Reportea para el New York Herald. Tiene la pluma tan filosa como los sentidos. Y quién podría desmentir que aquí, viendo este enfrentamiento de quince rounds —en el décimo quinto cayó Jeffries para ya no levantarse—, tal vez pensó por primera vez en Tom King, en Joe Fleming, en el Mexicano, en Ponta. Y en la multitud de aquellas arenas que presenció esos combates, como la de aquí, la de Reno, frenética, vociferante, desbocada sobre el encordado y la lona. Pidiendo a gritos el brote del color púrpura en el cuadrilátero. “Quieren ver combates porque aún corre por sus venas la atávica virilidad de Adán”. Escribirá en la crónica surgida ese 4 de julio, que será conocida como “El combate del siglo”.

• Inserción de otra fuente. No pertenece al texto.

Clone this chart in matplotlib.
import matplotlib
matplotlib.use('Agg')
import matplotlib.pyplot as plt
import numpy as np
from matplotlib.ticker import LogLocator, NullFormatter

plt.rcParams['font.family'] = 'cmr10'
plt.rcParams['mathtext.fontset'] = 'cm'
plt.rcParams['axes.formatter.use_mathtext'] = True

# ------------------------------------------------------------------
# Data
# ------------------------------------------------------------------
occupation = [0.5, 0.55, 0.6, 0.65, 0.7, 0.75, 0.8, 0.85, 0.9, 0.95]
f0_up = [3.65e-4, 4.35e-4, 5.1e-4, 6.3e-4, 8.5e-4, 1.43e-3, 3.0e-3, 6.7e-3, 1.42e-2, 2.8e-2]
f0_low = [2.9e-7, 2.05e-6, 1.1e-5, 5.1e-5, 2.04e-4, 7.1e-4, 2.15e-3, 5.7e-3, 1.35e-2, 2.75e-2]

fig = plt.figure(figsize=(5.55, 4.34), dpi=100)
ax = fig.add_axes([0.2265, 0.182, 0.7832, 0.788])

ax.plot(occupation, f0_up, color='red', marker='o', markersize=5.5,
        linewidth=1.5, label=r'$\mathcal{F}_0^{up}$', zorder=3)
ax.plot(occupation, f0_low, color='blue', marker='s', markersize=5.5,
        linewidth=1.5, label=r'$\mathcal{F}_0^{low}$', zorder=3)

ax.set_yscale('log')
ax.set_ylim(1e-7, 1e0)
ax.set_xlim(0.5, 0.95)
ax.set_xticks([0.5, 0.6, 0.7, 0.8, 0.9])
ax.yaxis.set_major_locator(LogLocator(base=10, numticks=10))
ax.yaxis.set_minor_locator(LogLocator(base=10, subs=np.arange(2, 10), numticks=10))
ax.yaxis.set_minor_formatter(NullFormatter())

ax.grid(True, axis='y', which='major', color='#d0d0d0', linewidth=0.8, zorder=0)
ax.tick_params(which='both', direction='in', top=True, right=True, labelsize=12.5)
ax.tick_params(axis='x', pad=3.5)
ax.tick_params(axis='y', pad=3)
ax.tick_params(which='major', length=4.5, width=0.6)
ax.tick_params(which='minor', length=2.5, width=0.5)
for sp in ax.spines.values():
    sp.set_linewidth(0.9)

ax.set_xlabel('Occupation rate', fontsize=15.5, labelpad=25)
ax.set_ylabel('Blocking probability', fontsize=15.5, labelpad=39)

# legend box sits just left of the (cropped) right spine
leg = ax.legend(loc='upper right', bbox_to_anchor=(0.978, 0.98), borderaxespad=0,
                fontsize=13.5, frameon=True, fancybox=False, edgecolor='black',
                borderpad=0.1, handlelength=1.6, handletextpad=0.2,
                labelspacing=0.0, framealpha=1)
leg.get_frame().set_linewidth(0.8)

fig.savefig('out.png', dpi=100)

Desde ese rincón, quizás, entrevió la determinación de acabar pronto la pelea de Tom King, imaginando el bistec que no pudo comerse y que quizá será la diferencia entre no caer sobre la lona y ganar unos dólares. O los ojos del Mexicano, en los que, de quererlo, podría uno encontrar esa cerrazón del hombre poseído por una visión: ganar una pelea para, con la ganancia, financiar armas para la revolución de su país. Y, por último, a Joe Fleming, quien seguro de su victoria llevó a su prometida a la arena, vestida de hombre, nada más para que viera cómo el mismo Fleming se derrumbaba ante un derechazo de Ponta. Fleming acabaría con el cerebro achatado. De estos tres enfrentamientos que componen Knock out. Tres historias de boxeo, nada más el Mexicano levantaría los puños y saldría por su propio pie del encordado.

London, avezado en la reseña de la supervivencia humana contra aquello que se le opone —llámese naturaleza: El llamado de la selva, Colmillo blanco; circunstancias: El talón de hierro; y el ser humano mismo: El combate del siglo y Knock out. Tres historias de boxeo–, tenía las credenciales suficientes para dar forma a ese sueño o pesadilla en el que dos hombres se enfrentan uno contra otro sobre un ring, o en la oscuridad de un callejón –como le pasó infinidad de veces en su vida. “El boxeo es un deporte que está en nuestra naturaleza, y es justo”, decía. En otras palabras, da a cada quien lo que le pertenece. Más aún, lo que gana con sus puños y su aguante.